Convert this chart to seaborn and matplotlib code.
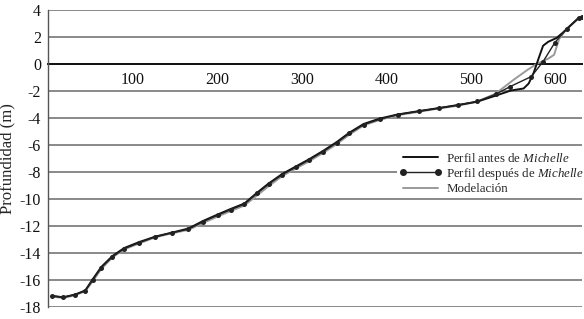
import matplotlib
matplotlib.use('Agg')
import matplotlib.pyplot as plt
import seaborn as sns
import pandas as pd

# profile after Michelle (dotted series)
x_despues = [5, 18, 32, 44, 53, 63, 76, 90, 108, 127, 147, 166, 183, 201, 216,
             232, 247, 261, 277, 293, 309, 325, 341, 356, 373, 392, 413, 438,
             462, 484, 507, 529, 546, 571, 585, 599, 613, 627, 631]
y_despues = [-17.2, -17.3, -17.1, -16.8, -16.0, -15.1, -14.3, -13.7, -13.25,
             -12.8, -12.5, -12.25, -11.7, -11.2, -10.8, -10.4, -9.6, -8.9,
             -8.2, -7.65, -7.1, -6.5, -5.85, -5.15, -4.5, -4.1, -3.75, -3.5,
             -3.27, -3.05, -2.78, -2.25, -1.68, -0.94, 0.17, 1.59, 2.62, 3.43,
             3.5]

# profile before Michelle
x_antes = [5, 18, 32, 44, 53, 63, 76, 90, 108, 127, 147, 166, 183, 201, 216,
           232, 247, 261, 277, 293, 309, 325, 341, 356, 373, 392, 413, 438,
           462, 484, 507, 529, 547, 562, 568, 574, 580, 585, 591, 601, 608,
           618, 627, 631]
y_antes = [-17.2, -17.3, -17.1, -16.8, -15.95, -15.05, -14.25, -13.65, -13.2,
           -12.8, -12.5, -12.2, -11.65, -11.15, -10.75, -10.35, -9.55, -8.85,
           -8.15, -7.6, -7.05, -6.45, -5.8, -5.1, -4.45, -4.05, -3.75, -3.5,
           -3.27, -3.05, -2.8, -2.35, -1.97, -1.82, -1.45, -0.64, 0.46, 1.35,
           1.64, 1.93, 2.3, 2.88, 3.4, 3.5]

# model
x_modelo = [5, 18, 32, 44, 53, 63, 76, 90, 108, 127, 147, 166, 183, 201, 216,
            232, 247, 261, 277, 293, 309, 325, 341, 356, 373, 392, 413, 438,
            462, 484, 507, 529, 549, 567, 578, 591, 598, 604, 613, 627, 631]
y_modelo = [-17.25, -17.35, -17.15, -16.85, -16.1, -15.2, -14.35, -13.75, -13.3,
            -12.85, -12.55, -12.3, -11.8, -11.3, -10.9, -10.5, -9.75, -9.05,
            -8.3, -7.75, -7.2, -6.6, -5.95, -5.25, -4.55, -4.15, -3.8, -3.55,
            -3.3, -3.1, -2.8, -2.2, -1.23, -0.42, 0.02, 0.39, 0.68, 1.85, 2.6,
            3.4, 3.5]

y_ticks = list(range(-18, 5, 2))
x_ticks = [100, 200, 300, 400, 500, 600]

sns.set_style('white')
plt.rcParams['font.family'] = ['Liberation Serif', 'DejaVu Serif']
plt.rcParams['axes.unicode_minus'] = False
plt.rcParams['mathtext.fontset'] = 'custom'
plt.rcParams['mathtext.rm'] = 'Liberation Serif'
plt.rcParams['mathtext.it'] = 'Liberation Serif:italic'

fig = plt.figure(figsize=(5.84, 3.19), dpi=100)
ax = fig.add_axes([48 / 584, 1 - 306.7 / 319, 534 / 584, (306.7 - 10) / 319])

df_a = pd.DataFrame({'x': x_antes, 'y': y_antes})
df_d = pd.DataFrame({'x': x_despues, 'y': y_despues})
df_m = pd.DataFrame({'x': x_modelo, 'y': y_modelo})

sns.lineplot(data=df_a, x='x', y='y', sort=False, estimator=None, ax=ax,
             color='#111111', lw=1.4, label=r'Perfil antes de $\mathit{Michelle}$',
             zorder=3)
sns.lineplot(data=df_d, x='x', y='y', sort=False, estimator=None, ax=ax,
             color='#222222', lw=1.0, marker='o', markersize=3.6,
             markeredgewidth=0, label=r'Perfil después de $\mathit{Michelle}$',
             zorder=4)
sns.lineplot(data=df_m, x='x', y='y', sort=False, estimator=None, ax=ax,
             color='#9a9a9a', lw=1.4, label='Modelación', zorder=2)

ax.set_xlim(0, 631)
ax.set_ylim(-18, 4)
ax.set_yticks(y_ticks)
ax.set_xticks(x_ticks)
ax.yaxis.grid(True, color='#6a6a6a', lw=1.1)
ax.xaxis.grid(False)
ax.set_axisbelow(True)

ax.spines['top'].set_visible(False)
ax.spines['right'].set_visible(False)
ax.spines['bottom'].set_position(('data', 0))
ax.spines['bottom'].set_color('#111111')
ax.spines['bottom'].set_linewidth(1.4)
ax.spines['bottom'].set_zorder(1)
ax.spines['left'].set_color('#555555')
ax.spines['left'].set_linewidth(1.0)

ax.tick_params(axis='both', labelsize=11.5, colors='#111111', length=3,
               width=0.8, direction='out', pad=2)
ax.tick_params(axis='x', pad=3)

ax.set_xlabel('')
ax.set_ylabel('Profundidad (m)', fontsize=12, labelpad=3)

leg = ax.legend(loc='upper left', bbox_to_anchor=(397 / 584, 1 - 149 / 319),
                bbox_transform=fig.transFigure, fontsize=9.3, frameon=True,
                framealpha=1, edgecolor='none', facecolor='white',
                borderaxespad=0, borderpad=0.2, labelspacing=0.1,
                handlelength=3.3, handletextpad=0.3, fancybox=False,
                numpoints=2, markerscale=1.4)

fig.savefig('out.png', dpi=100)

■ ■ ■ ■ ■

* [DIRECTIVE] Repeat only the lines between the start of the data and the line with "import pandas as pd", including those two lines, and skip the pictures.

* [EXERCISE RESPONSE]
Convert this chart to seaborn and matplotlib code.
import matplotlib
matplotlib.use('Agg')
import matplotlib.pyplot as plt
import seaborn as sns
import pandas as pd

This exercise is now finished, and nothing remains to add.